# Description of the task:
Your task is to repeat the lines below exactly, excluding any pictures they contain.

━━ Listed records ━━

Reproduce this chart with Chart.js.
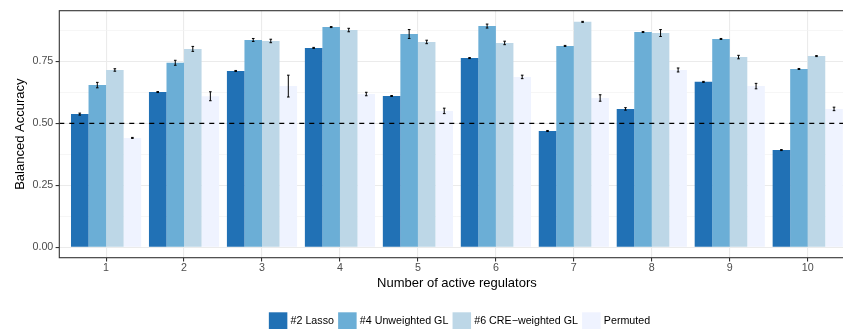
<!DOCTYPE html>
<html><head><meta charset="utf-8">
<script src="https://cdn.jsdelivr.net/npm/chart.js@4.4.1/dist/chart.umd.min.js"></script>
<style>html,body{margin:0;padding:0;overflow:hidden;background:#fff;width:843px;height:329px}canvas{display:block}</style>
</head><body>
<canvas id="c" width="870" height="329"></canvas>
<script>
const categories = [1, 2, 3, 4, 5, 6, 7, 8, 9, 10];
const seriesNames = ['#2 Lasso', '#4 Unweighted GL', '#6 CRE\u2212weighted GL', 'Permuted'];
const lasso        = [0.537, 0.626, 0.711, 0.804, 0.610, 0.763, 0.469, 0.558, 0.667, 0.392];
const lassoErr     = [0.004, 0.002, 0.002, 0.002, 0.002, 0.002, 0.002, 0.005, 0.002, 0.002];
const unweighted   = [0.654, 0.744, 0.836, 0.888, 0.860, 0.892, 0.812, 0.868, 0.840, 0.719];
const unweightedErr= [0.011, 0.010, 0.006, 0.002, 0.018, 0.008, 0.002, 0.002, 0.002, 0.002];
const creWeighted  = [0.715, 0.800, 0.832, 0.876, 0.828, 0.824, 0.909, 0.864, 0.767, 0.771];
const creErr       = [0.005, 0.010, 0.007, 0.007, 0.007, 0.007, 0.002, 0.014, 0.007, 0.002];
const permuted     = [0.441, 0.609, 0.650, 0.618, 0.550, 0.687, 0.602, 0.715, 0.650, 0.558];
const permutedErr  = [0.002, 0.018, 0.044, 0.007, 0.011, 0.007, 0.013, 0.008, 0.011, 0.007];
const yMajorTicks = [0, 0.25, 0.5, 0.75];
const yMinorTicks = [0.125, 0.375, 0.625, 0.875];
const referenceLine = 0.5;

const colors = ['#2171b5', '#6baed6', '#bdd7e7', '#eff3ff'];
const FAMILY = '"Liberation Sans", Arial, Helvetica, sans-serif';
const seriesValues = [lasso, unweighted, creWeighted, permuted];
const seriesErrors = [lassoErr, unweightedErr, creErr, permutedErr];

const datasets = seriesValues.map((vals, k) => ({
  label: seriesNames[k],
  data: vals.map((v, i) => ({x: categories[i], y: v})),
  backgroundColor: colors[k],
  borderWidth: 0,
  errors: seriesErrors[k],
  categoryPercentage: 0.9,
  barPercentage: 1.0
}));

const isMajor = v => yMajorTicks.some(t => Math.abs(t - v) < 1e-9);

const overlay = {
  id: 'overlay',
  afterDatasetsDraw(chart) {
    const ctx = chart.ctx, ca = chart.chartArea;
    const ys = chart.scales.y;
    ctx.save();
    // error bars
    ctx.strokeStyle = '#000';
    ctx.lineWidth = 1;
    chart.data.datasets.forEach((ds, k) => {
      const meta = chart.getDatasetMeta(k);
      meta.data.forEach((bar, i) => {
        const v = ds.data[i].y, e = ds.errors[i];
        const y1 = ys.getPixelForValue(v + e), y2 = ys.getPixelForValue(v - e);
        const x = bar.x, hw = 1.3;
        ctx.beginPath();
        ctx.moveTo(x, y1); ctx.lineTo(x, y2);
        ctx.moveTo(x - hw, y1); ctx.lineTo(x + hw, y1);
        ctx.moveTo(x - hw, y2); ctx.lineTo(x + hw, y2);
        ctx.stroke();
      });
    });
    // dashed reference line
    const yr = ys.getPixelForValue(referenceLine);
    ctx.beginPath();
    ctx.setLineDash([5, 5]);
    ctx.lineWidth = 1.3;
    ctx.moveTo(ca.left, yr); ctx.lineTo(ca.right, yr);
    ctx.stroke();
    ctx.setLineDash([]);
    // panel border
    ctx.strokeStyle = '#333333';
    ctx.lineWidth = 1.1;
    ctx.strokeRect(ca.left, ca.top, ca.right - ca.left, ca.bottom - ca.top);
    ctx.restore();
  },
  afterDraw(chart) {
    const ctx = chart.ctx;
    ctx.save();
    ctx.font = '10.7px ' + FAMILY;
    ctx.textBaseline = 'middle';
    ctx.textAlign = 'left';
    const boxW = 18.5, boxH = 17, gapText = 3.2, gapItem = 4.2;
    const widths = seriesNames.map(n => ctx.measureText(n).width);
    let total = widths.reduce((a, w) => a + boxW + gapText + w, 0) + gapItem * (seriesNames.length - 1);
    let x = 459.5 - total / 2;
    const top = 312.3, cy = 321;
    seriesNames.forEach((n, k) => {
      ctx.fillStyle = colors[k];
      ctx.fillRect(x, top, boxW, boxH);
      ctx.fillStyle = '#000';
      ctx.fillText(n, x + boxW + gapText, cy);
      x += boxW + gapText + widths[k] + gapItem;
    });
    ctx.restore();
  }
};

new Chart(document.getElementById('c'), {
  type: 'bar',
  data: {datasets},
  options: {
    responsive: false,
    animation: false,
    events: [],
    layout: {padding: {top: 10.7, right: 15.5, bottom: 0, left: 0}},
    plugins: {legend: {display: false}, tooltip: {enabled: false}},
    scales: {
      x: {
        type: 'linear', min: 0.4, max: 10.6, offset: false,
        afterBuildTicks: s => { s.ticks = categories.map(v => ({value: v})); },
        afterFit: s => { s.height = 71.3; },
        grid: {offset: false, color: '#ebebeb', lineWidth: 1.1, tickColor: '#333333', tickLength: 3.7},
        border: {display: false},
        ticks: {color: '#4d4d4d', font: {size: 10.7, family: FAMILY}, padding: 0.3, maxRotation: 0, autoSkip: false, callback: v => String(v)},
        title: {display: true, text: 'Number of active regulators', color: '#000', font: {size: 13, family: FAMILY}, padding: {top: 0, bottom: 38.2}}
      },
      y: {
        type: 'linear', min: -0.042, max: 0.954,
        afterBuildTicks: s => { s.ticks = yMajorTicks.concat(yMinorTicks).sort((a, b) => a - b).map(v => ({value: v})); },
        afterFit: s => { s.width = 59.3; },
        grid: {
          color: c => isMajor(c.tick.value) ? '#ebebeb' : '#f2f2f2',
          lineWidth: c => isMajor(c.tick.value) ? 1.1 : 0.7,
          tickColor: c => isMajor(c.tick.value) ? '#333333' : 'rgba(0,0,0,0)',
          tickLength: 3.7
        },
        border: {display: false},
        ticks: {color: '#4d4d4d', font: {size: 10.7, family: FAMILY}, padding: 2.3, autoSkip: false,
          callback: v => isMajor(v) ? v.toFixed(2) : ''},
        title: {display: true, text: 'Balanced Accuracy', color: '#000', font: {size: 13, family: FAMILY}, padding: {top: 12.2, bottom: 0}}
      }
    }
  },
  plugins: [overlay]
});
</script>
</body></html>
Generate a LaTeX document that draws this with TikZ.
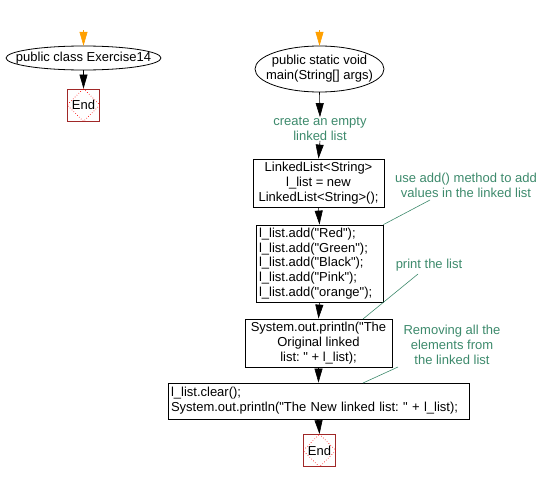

━━━

# Result of the task:
Reproduce this chart with Chart.js.
<!DOCTYPE html>
<html><head><meta charset="utf-8">
<script src="https://cdn.jsdelivr.net/npm/chart.js@4.4.1/dist/chart.umd.min.js"></script>
<style>html,body{margin:0;padding:0;overflow:hidden;background:#fff;width:843px;height:329px}canvas{display:block}</style>
</head><body>
<canvas id="c" width="870" height="329"></canvas>
<script>
const categories = [1, 2, 3, 4, 5, 6, 7, 8, 9, 10];
const seriesNames = ['#2 Lasso', '#4 Unweighted GL', '#6 CRE\u2212weighted GL', 'Permuted'];
const lasso        = [0.537, 0.626, 0.711, 0.804, 0.610, 0.763, 0.469, 0.558, 0.667, 0.392];
const lassoErr     = [0.004, 0.002, 0.002, 0.002, 0.002, 0.002, 0.002, 0.005, 0.002, 0.002];
const unweighted   = [0.654, 0.744, 0.836, 0.888, 0.860, 0.892, 0.812, 0.868, 0.840, 0.719];
const unweightedErr= [0.011, 0.010, 0.006, 0.002, 0.018, 0.008, 0.002, 0.002, 0.002, 0.002];
const creWeighted  = [0.715, 0.800, 0.832, 0.876, 0.828, 0.824, 0.909, 0.864, 0.767, 0.771];
const creErr       = [0.005, 0.010, 0.007, 0.007, 0.007, 0.007, 0.002, 0.014, 0.007, 0.002];
const permuted     = [0.441, 0.609, 0.650, 0.618, 0.550, 0.687, 0.602, 0.715, 0.650, 0.558];
const permutedErr  = [0.002, 0.018, 0.044, 0.007, 0.011, 0.007, 0.013, 0.008, 0.011, 0.007];
const yMajorTicks = [0, 0.25, 0.5, 0.75];
const yMinorTicks = [0.125, 0.375, 0.625, 0.875];
const referenceLine = 0.5;

const colors = ['#2171b5', '#6baed6', '#bdd7e7', '#eff3ff'];
const FAMILY = '"Liberation Sans", Arial, Helvetica, sans-serif';
const seriesValues = [lasso, unweighted, creWeighted, permuted];
const seriesErrors = [lassoErr, unweightedErr, creErr, permutedErr];

const datasets = seriesValues.map((vals, k) => ({
  label: seriesNames[k],
  data: vals.map((v, i) => ({x: categories[i], y: v})),
  backgroundColor: colors[k],
  borderWidth: 0,
  errors: seriesErrors[k],
  categoryPercentage: 0.9,
  barPercentage: 1.0
}));

const isMajor = v => yMajorTicks.some(t => Math.abs(t - v) < 1e-9);

const overlay = {
  id: 'overlay',
  afterDatasetsDraw(chart) {
    const ctx = chart.ctx, ca = chart.chartArea;
    const ys = chart.scales.y;
    ctx.save();
    // error bars
    ctx.strokeStyle = '#000';
    ctx.lineWidth = 1;
    chart.data.datasets.forEach((ds, k) => {
      const meta = chart.getDatasetMeta(k);
      meta.data.forEach((bar, i) => {
        const v = ds.data[i].y, e = ds.errors[i];
        const y1 = ys.getPixelForValue(v + e), y2 = ys.getPixelForValue(v - e);
        const x = bar.x, hw = 1.3;
        ctx.beginPath();
        ctx.moveTo(x, y1); ctx.lineTo(x, y2);
        ctx.moveTo(x - hw, y1); ctx.lineTo(x + hw, y1);
        ctx.moveTo(x - hw, y2); ctx.lineTo(x + hw, y2);
        ctx.stroke();
      });
    });
    // dashed reference line
    const yr = ys.getPixelForValue(referenceLine);
    ctx.beginPath();
    ctx.setLineDash([5, 5]);
    ctx.lineWidth = 1.3;
    ctx.moveTo(ca.left, yr); ctx.lineTo(ca.right, yr);
    ctx.stroke();
    ctx.setLineDash([]);
    // panel border
    ctx.strokeStyle = '#333333';
    ctx.lineWidth = 1.1;
    ctx.strokeRect(ca.left, ca.top, ca.right - ca.left, ca.bottom - ca.top);
    ctx.restore();
  },
  afterDraw(chart) {
    const ctx = chart.ctx;
    ctx.save();
    ctx.font = '10.7px ' + FAMILY;
    ctx.textBaseline = 'middle';
    ctx.textAlign = 'left';
    const boxW = 18.5, boxH = 17, gapText = 3.2, gapItem = 4.2;
    const widths = seriesNames.map(n => ctx.measureText(n).width);
    let total = widths.reduce((a, w) => a + boxW + gapText + w, 0) + gapItem * (seriesNames.length - 1);
    let x = 459.5 - total / 2;
    const top = 312.3, cy = 321;
    seriesNames.forEach((n, k) => {
      ctx.fillStyle = colors[k];
      ctx.fillRect(x, top, boxW, boxH);
      ctx.fillStyle = '#000';
      ctx.fillText(n, x + boxW + gapText, cy);
      x += boxW + gapText + widths[k] + gapItem;
    });
    ctx.restore();
  }
};

new Chart(document.getElementById('c'), {
  type: 'bar',
  data: {datasets},
  options: {
    responsive: false,
    animation: false,
    events: [],
    layout: {padding: {top: 10.7, right: 15.5, bottom: 0, left: 0}},
    plugins: {legend: {display: false}, tooltip: {enabled: false}},
    scales: {
      x: {
        type: 'linear', min: 0.4, max: 10.6, offset: false,
        afterBuildTicks: s => { s.ticks = categories.map(v => ({value: v})); },
        afterFit: s => { s.height = 71.3; },
        grid: {offset: false, color: '#ebebeb', lineWidth: 1.1, tickColor: '#333333', tickLength: 3.7},
        border: {display: false},
        ticks: {color: '#4d4d4d', font: {size: 10.7, family: FAMILY}, padding: 0.3, maxRotation: 0, autoSkip: false, callback: v => String(v)},
        title: {display: true, text: 'Number of active regulators', color: '#000', font: {size: 13, family: FAMILY}, padding: {top: 0, bottom: 38.2}}
      },
      y: {
        type: 'linear', min: -0.042, max: 0.954,
        afterBuildTicks: s => { s.ticks = yMajorTicks.concat(yMinorTicks).sort((a, b) => a - b).map(v => ({value: v})); },
        afterFit: s => { s.width = 59.3; },
        grid: {
          color: c => isMajor(c.tick.value) ? '#ebebeb' : '#f2f2f2',
          lineWidth: c => isMajor(c.tick.value) ? 1.1 : 0.7,
          tickColor: c => isMajor(c.tick.value) ? '#333333' : 'rgba(0,0,0,0)',
          tickLength: 3.7
        },
        border: {display: false},
        ticks: {color: '#4d4d4d', font: {size: 10.7, family: FAMILY}, padding: 2.3, autoSkip: false,
          callback: v => isMajor(v) ? v.toFixed(2) : ''},
        title: {display: true, text: 'Balanced Accuracy', color: '#000', font: {size: 13, family: FAMILY}, padding: {top: 12.2, bottom: 0}}
      }
    }
  },
  plugins: [overlay]
});
</script>
</body></html>
Generate a LaTeX document that draws this with TikZ.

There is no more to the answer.